Insan pers Jember juga mengutuk keras pernyataan Komisi I DPR RI yang menyebut jurnalisme investigasi memengaruhi proses hukum. Semestinya dalam negara demokrasi, Pro Justisia bisa berjalan bersama dengan hak masyarakat untuk mendapatkan informasi berkualitas.
Lebih jauh Mahfud menjelaskan, isi dalam draf RUU Penyiaran lebih banyak memperkuat penguasa pada pemilu 2024 yang diduga alergi terhadap keberadaan pihak oposisi.
“Jika sampai RUU Penyiaran disahkan, maka tidak akan ada lagi kontrol sosial terhadap kebijakan pemerintah,” pungkasnya.
Hal senada juga diungkapkan Dewan Penasihat PWI Jember Sutrisno. Menurut Sutrisno, jurnalisme investigasi merupakan roh sebuah berita. Karenanya, Sutrisno menilai dalam draf RUU penyiaran ada upaya pemerintah memberangus kebebasan pers, khususnya pada pasal 50B ayat 2 huruf c.

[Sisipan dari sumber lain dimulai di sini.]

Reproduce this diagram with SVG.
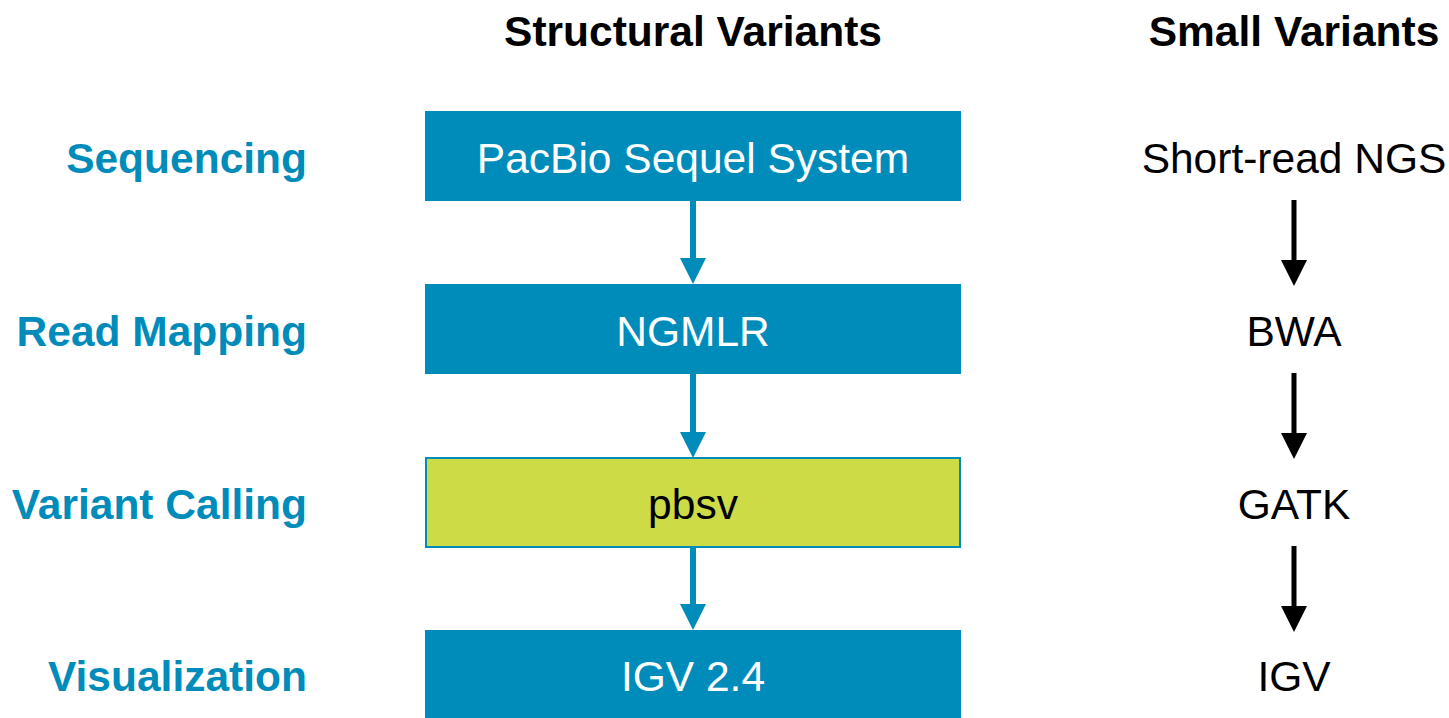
<svg xmlns="http://www.w3.org/2000/svg" width="1449" height="718" viewBox="0 0 1449 718">
<style>
.hdr{font-family:"Liberation Sans",Arial,sans-serif;font-weight:bold;font-size:42.5px;fill:#000;text-anchor:middle}
.lbl{font-family:"Liberation Sans",Arial,sans-serif;font-weight:bold;font-size:42.5px;fill:#008CBA;text-anchor:end}
.box{fill:#008CBA}
.boxy{fill:#CCDB46;stroke:#008CBA;stroke-width:2}
.bt{font-family:"Liberation Sans",Arial,sans-serif;font-size:42.5px;fill:#fff;text-anchor:middle}
.bt2{font-family:"Liberation Sans",Arial,sans-serif;font-size:42.5px;fill:#000;text-anchor:middle}
.cb{stroke:#008CBA;stroke-width:6;fill:none}
.ck{stroke:#000;stroke-width:5;fill:none}
</style>
<rect width="1449" height="718" fill="#fff"/>
<g id="headers">
<text class="hdr" x="693" y="46">Structural Variants</text>
<text class="hdr" x="1294" y="46">Small Variants</text>
</g>
<g id="labels">
<text class="lbl" x="307" y="173">Sequencing</text>
<text class="lbl" x="307" y="346">Read Mapping</text>
<text class="lbl" x="307" y="519">Variant Calling</text>
<text class="lbl" x="307" y="691">Visualization</text>
</g>
<g id="n1"><rect class="box" x="425" y="111" width="536" height="90"/><text class="bt" x="693" y="173">PacBio Sequel System</text></g>
<g id="n2"><rect class="box" x="425" y="284" width="536" height="90"/><text class="bt" x="693" y="346">NGMLR</text></g>
<g id="n3"><rect class="boxy" x="426" y="458" width="534" height="89"/><text class="bt2" x="693" y="519">pbsv</text></g>
<g id="n4"><rect class="box" x="425" y="630" width="536" height="90"/><text class="bt" x="693" y="691">IGV 2.4</text></g>
<g id="s1"><text class="bt2" x="1294" y="173">Short-read NGS</text></g>
<g id="s2"><text class="bt2" x="1294" y="346">BWA</text></g>
<g id="s3"><text class="bt2" x="1294" y="519">GATK</text></g>
<g id="s4"><text class="bt2" x="1294" y="691">IGV</text></g>
<g id="connectors">
<line class="cb" x1="693" y1="201" x2="693" y2="260"/><polygon fill="#008CBA" points="680,258 706,258 693,284"/>
<line class="cb" x1="693" y1="374" x2="693" y2="434"/><polygon fill="#008CBA" points="680,432 706,432 693,458"/>
<line class="cb" x1="693" y1="547" x2="693" y2="606"/><polygon fill="#008CBA" points="680,604 706,604 693,630"/>
<line class="ck" x1="1294" y1="200" x2="1294" y2="262"/><polygon fill="#000" points="1281,260 1307,260 1294,286"/>
<line class="ck" x1="1294" y1="373" x2="1294" y2="435"/><polygon fill="#000" points="1281,433 1307,433 1294,459"/>
<line class="ck" x1="1294" y1="546" x2="1294" y2="608"/><polygon fill="#000" points="1281,606 1307,606 1294,632"/>
</g>
</svg>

Karena itu, insan pers Jember akan terus melakukan penolakan terhadap RUU Penyiaran tersebut. Sebab, sangat aneh jika wartawan dilarang melakukan peliputan investigasi.
“Kami akan terus menolak RUU Penyiaran, terutama yang berkaitan dengan pelarangan jurnalisme investigasi dan aturan lain yang bertentangan dengan UU No. 40 Tahun 1999 Tentang Pers,” pungkasnya.
Sementara itu, Anggota AJI Jember Imam Nawari menyampaikan, kebebasan pers di Indonesia harus tetap dipertahankan dan tidak dapat diganggu gugat. Sebab, kebebasan pers merupakan salah satu upaya pemenuhan hak konstitusional warga Indonesia.
AJI Jember mengkaji, setidaknya ada tiga klausul dalam draf RUU Penyiaran yang berpotensi mematikan jantung pers. Di antaranya pasal 8 dan pasal 42 terkait adanya kewenangan lembaga lain selain Dewan Pers yang bisa menangani kasus sengketa pers. Kemudian juga pasal 50 terkait pembatasan jurnalisme investigasi.
“AJI Jember secara tegas menolak RUU Penyiaran. Jangan sampai RUU tersebut disahkan dan menjadi undang-undang,” pungkasnya.